Though I’m beholden and flattered that any of you read this drivel, I am embarrassed by my own contribution to a Look At Me/Think Like Me society. Admittedly, barring rants against the Pinking of October, these blurbs are really nothing more than navel-gazing. And I’ve written it before: I’m politically purple and cannot muster the level of disgust and indignation apparently necessary for launching opinions into the ether. My most controversial belief is that colored Christmas lights are an abomination. Really, quit it with those.
I am quite public about being Church-y, though, and this might be the most provocative thing about me. At a recent meeting with civic-minded volunteers for a fabulous program helping kids in public housing, I “joked” that we should open with prayer. This was received with good-natured, mock horror. And I loved that. Strong opinions shared without humility, humor, balance, or thoughtfulness sadden and worry me. And kindness is sorely lacking in those tweets and updates belittling Belief or angrily supporting a specific worldview. Is there room in your sphere for those who don’t always recycle, for those who love Church or wouldn’t darken its doors, or for someone who thinks meat is murder or that life begins at conception? Is it really so important to try to convert your social media followers? And when did we become so groupthink-y and sensitive?
When strong beliefs are assumed to be commonly held and are shouted angrily into the interspaces, I react like an eye-rolling and embarrassed-for-you teenager, “I’m so sure you, like, care enough to post that. Dork.”
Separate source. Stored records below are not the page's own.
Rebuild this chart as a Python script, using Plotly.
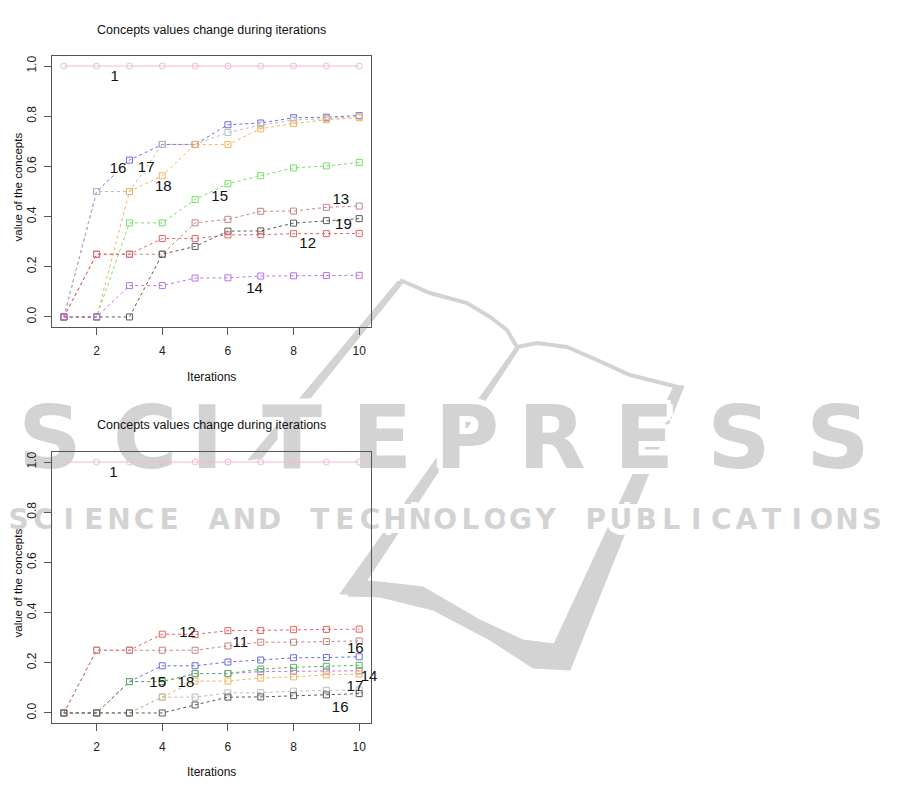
import plotly.graph_objects as go

# reference picture size and the page offset (browser body margin)
REF_W, REF_H = 901, 791
OFF = 8
FW, FH = REF_W - 2 * OFF + 1, REF_H - 2 * OFF + 1

iterations = [1, 2, 3, 4, 5, 6, 7, 8, 9, 10]
x_tick_vals = [2, 4, 6, 8, 10]
y_tick_vals = [0.0, 0.2, 0.4, 0.6, 0.8, 1.0]
y_tick_text = ["0.0", "0.2", "0.4", "0.6", "0.8", "1.0"]

chart_title = "Concepts values change during iterations"
x_title = "Iterations"
y_title = "value of the concepts"

# ---------------- top chart data ----------------
top_c1 = [1.0, 1.0, 1.0, 1.0, 1.0, 1.0, 1.0, 1.0, 1.0, 1.0]
top_c16 = [0.0, 0.5, 0.625, 0.6875, 0.6875, 0.766, 0.773, 0.794, 0.796, 0.803]
top_c17 = [0.0, 0.5, 0.5, 0.6875, 0.6875, 0.735, 0.765, 0.785, 0.790, 0.800]
top_c18 = [0.0, 0.0, 0.5, 0.5625, 0.6875, 0.6875, 0.75, 0.771, 0.786, 0.794]
top_c15 = [0.0, 0.0, 0.375, 0.375, 0.468, 0.531, 0.563, 0.594, 0.602, 0.616]
top_c13 = [0.0, 0.25, 0.25, 0.25, 0.375, 0.389, 0.421, 0.422, 0.437, 0.442]
top_c19 = [0.0, 0.0, 0.0, 0.25, 0.281, 0.342, 0.343, 0.374, 0.384, 0.392]
top_c12 = [0.0, 0.25, 0.25, 0.3125, 0.3125, 0.327, 0.328, 0.332, 0.332, 0.333]
top_c14 = [0.0, 0.0, 0.125, 0.125, 0.155, 0.156, 0.163, 0.164, 0.165, 0.166]

top_label_text = ["1", "16", "17", "18", "15", "13", "19", "12", "14"]
top_label_x = [2.55, 2.65, 3.51, 4.03, 5.75, 9.44, 9.52, 8.43, 6.81]
top_label_y = [0.957, 0.588, 0.591, 0.515, 0.477, 0.465, 0.367, 0.291, 0.112]

# ---------------- bottom chart data ----------------
bot_c1 = [1.0, 1.0, 1.0, 1.0, 1.0, 1.0, 1.0, 1.0, 1.0, 1.0]
bot_c12 = [0.0, 0.25, 0.25, 0.314, 0.313, 0.328, 0.329, 0.332, 0.333, 0.334]
bot_c11 = [0.0, 0.25, 0.25, 0.25, 0.25, 0.267, 0.282, 0.282, 0.285, 0.287]
bot_c16a = [0.0, 0.0, 0.125, 0.188, 0.188, 0.203, 0.211, 0.220, 0.221, 0.224]
bot_c14 = [0.0, 0.0, 0.125, 0.125, 0.157, 0.157, 0.165, 0.166, 0.167, 0.168]
bot_c15 = [0.0, 0.0, 0.125, 0.125, 0.157, 0.157, 0.175, 0.182, 0.186, 0.190]
bot_c18 = [0.0, 0.0, 0.0, 0.063, 0.127, 0.127, 0.139, 0.144, 0.152, 0.155]
bot_c17 = [0.0, 0.0, 0.0, 0.063, 0.063, 0.080, 0.081, 0.087, 0.090, 0.092]
bot_c16b = [0.0, 0.0, 0.0, 0.0, 0.032, 0.063, 0.064, 0.069, 0.072, 0.077]

bot_label_text = ["1", "12", "11", "16", "14", "17", "16", "15", "18"]
bot_label_x = [2.51, 4.77, 6.38, 9.88, 10.3, 9.87, 9.42, 3.86, 4.72]
bot_label_y = [0.955, 0.317, 0.277, 0.252, 0.141, 0.101, 0.017, 0.12, 0.12]

# colours
PINK = "#f4bccb"
BLUE = "#6b6be8"
LGREY = "#bdbdbd"
ORANGE = "#f7b358"
GREEN = "#77e067"
DGREEN = "#55bb55"
ROSY = "#c48484"
DARK = "#5a5a5a"
RED = "#e46464"
PURPLE = "#b874e8"

top_series = [
    (top_c1, PINK, "circle"),
    (top_c16, BLUE, "square"),
    (top_c17, LGREY, "square"),
    (top_c18, ORANGE, "square"),
    (top_c15, GREEN, "square"),
    (top_c13, ROSY, "square"),
    (top_c19, DARK, "square"),
    (top_c12, RED, "square"),
    (top_c14, PURPLE, "square"),
]
bot_series = [
    (bot_c1, PINK, "circle"),
    (bot_c12, RED, "square"),
    (bot_c11, ROSY, "square"),
    (bot_c16a, BLUE, "square"),
    (bot_c14, PURPLE, "square"),
    (bot_c15, DGREEN, "square"),
    (bot_c18, ORANGE, "square"),
    (bot_c17, LGREY, "square"),
    (bot_c16b, DARK, "square"),
]

# ---------------- watermark (decoration) ----------------
WM = "#d3d3d3"
wm_big_letters = list("SCITEPRESS")
wm_big_x = [50, 145, 207, 292, 382, 467, 552, 644, 739, 838]
wm_big_y = 446
wm_small_text = "SCIENCE AND TECHNOLOGY PUBLICATIONS"
wm_small_start, wm_small_pitch = 6, 25.1
wm_small_y = 522

fig = go.Figure()

halo = ("6px 0 0 #fff, -6px 0 0 #fff, 0 6px 0 #fff, 0 -6px 0 #fff, "
        "4px 4px 0 #fff, -4px 4px 0 #fff, 4px -4px 0 #fff, -4px -4px 0 #fff")
fig.add_trace(go.Scatter(
    x=wm_big_x, y=[wm_big_y] * len(wm_big_x), text=wm_big_letters,
    mode="text", textposition="middle center", hoverinfo="skip",
    textfont=dict(family="DejaVu Sans", size=88, color=WM, weight="bold", shadow=halo),
    xaxis="x", yaxis="y", showlegend=False))
small_letters = [ch for ch in wm_small_text]
small_x = [wm_small_start + (i + 0.5) * wm_small_pitch for i in range(len(small_letters))]
fig.add_trace(go.Scatter(
    x=small_x, y=[wm_small_y] * len(small_x), text=small_letters,
    mode="text", textposition="middle center", hoverinfo="skip",
    textfont=dict(family="DejaVu Sans", size=28, color=WM, weight="bold", shadow=halo),
    xaxis="x", yaxis="y", showlegend=False))


def px(x, y):
    return f"{(x - OFF) / FW:.5f},{1 - (y - OFF) / FH:.5f}"


def path(points, close=False):
    s = "M " + " L ".join(px(x, y) for x, y in points)
    return s + (" Z" if close else "")


def poly(points):
    return dict(type="path", path=path(points, True), fillcolor=WM,
                line=dict(color=WM, width=1), xref="paper", yref="paper", layer="below")


shapes = []
top_outline = [(400, 280), (430, 293), (467, 303), (490, 317), (507, 330), (517, 347),
               (537, 343), (567, 347), (597, 360), (630, 375), (682, 388)]
shapes.append(dict(type="path", path=path(top_outline), line=dict(color=WM, width=4),
                   xref="paper", yref="paper", layer="below"))
shapes.append(poly([(398, 281), (403, 283), (312, 396), (300, 398)]))
shapes.append(poly([(300, 398), (312, 396), (262, 458), (248, 460)]))
shapes.append(poly([(515, 348), (519, 349), (358, 594), (340, 594)]))
shapes.append(poly([(674, 386), (684, 386), (570, 670), (554, 644)]))
shapes.append(poly([(350, 580), (380, 582), (423, 587), (480, 620), (523, 640), (554, 644),
                    (570, 670), (533, 668), (490, 640), (433, 610), (380, 597), (348, 596)]))

# ---------------- chart traces ----------------
for vals, col, sym in top_series:
    fig.add_trace(go.Scatter(
        x=iterations, y=vals, mode="lines+markers", xaxis="x2", yaxis="y2",
        line=dict(color=col, width=1, dash="solid" if sym == "circle" else "3px,3px"),
        marker=dict(symbol=sym + "-open", size=6, color=col, line=dict(width=1, color=col)),
        showlegend=False, cliponaxis=False))
fig.add_trace(go.Scatter(
    x=top_label_x, y=top_label_y, text=top_label_text, mode="text", xaxis="x2", yaxis="y2",
    textfont=dict(family="Liberation Sans", size=15, color="#111"), showlegend=False, cliponaxis=False))

for vals, col, sym in bot_series:
    fig.add_trace(go.Scatter(
        x=iterations, y=vals, mode="lines+markers", xaxis="x3", yaxis="y3",
        line=dict(color=col, width=1, dash="solid" if sym == "circle" else "3px,3px"),
        marker=dict(symbol=sym + "-open", size=6, color=col, line=dict(width=1, color=col)),
        showlegend=False, cliponaxis=False))
fig.add_trace(go.Scatter(
    x=bot_label_x, y=bot_label_y, text=bot_label_text, mode="text", xaxis="x3", yaxis="y3",
    textfont=dict(family="Liberation Sans", size=15, color="#111"), showlegend=False, cliponaxis=False))

# ---------------- layout ----------------
FONT = "Liberation Sans"
AX = "#555"
boxes = {"top": (52, 371, 56, 327), "bot": (52, 371, 452, 723)}


def fx(x):
    return (x - OFF) / FW


def fy(y):
    return 1 - (y - OFF) / FH


def xax(box, anchor):
    l, r, t, b = box
    return dict(domain=[fx(l), fx(r)], range=[0.64, 10.36], anchor=anchor,
                tickvals=x_tick_vals, ticks="outside", ticklen=7, tickcolor=AX,
                showline=True, mirror=True, linecolor=AX, linewidth=1,
                showgrid=False, zeroline=False, ticklabelstandoff=6,
                tickfont=dict(family=FONT, size=12, color="#222"))


def yax(box, anchor):
    l, r, t, b = box
    return dict(domain=[fy(b), fy(t)], range=[-0.04, 1.04], anchor=anchor,
                tickvals=y_tick_vals, ticktext=y_tick_text, tickangle=-90,
                ticks="outside", ticklen=7, tickcolor=AX,
                showline=True, mirror=True, linecolor=AX, linewidth=1,
                showgrid=False, zeroline=False, ticklabelstandoff=3,
                tickfont=dict(family=FONT, size=12, color="#222"))


annotations = []
for key, title_y, xt_y in (("top", 30, 377), ("bot", 425, 772)):
    l, r, t, b = boxes[key]
    annotations.append(dict(text=chart_title, x=fx((l + r) / 2), y=fy(title_y),
                            xref="paper", yref="paper", showarrow=False,
                            xanchor="center", yanchor="middle",
                            font=dict(family=FONT, size=12.5, color="#111")))
    annotations.append(dict(text=x_title, x=fx((l + r) / 2), y=fy(xt_y),
                            xref="paper", yref="paper", showarrow=False,
                            xanchor="center", yanchor="middle",
                            font=dict(family=FONT, size=12, color="#111")))
    annotations.append(dict(text=y_title, x=fx(9), y=fy((t + b) / 2 - 4),
                            xref="paper", yref="paper", showarrow=False, textangle=-90,
                            xanchor="left", yanchor="middle",
                            font=dict(family=FONT, size=11.5, color="#111")))

fig.update_layout(
    width=FW, height=FH, margin=dict(l=0, r=0, t=0, b=0),
    paper_bgcolor="white", plot_bgcolor="rgba(0,0,0,0)",
    showlegend=False,
    xaxis=dict(domain=[0, 1], range=[OFF, OFF + FW], visible=False, fixedrange=True),
    yaxis=dict(domain=[0, 1], range=[OFF + FH, OFF], visible=False, fixedrange=True),
    xaxis2=xax(boxes["top"], "y2"), yaxis2=yax(boxes["top"], "x2"),
    xaxis3=xax(boxes["bot"], "y3"), yaxis3=yax(boxes["bot"], "x3"),
    shapes=shapes, annotations=annotations,
)

fig.write_html("out.html")
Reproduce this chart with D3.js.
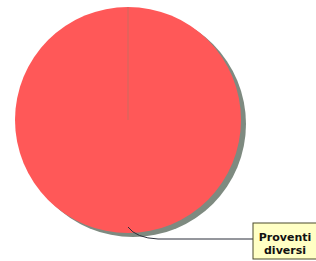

Divisiveness is as unproductive as it is un-loving. None of us has a firm hold on absolute truths. No one is persuasive enough to convince you that Bernie Sanders is our savior or that Matt Walsh has a point. We have ridiculously strong opinions about the Christmassyness of our coffee cups. OUR COFFEE CUPS. So maybe let’s share more of the things that unite us and do our darndest to quiet the earnestly and easily irritated folk who would pit us against each other… by ignoring them. (Dorks.)